For further details of the performance of associated companies of CPV, refer to OPC's Consolidated Financial Statements as of December 31, 2024 published by OPC on the Tel Aviv Stock Exchange ("TASE") on March 12, 2025 and the convenience English translations of OPC's Board of Directors Report and Consolidated Financial Statements for the year ended December 31, 2024 furnished by Kenon on Form 6-K on March 12, 2025.
As of December 31, 2024, OPC had cash and cash equivalents of \$264 million (excluding restricted cash), restricted cash of \$16 million (including restricted cash used for debt service), and total outstanding consolidated indebtedness of \$1,267 million, consisting of \$85 million of short-term indebtedness and \$1,182 million of long-term indebtedness. As of December 31, 2024, a substantial portion of OPC's debt was denominated in NIS.
As of December 31, 2024, OPC's proportionate share of debt (including accrued interest) of CPV associated companies was \$1,203 million and proportionate share of cash and cash equivalents of CPV associated companies was \$201 million.
In February 2025, CPV Shore LLC ("CPV Shore") completed a refinancing (the "New Financing") of its existing debt financing agreement (with debt of approximately \$436 million). In connection with the closing of the New Financing Agreement, approximately \$80 million was provided to CPV Shore by its equity holders (the "Deleveraging Amount"), with CPV's share of the Deleveraging Amount being approximately \$55 million. In addition, during the first quarter of 2025, CPV entered into a purchase agreement to acquire an additional 20% interest in CPV Shore, and now holds approximately 90% of CPV Shore.

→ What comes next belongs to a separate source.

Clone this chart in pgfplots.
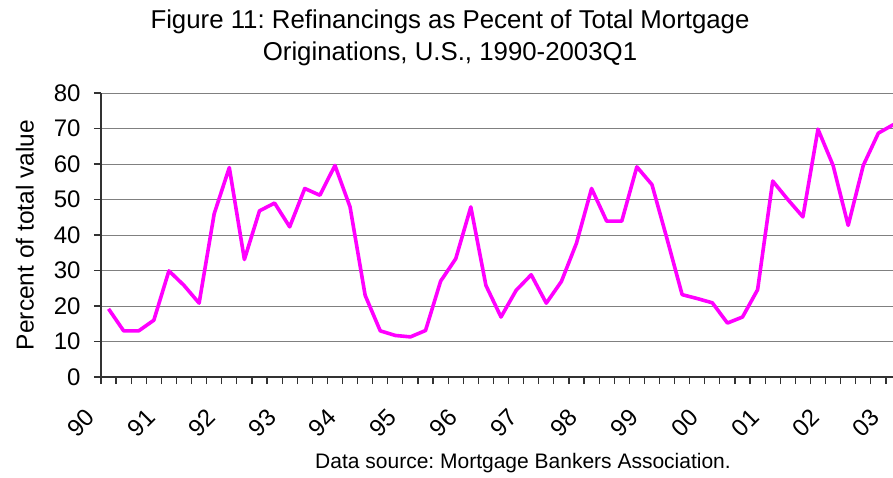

For further information, see Kenon's Reports on Form 6-K furnished with the U.S. Securities and Exchange Commission on October 13, 2024 and December 15, 2024.
As of December 31, 2024, Kenon's stand-alone cash was \$894 million. As of April 2, 2025, Kenon's stand-alone cash was \$890 million. There is no material debt at the Kenon level.
Kenon's stand-alone cash includes cash and cash equivalents and other treasury management instruments.
In March 2025, Kenon's board of directors approved an interim cash dividend of approximately \$250 million (\$4.80 per share) (the "Dividend") relating to the year ending December 31, 2025, payable to Kenon's shareholders of record as of the close of trading on April 14, 2025 (the "Record Date"), to be paid on or about April 21, 2025 (the "Payment Date").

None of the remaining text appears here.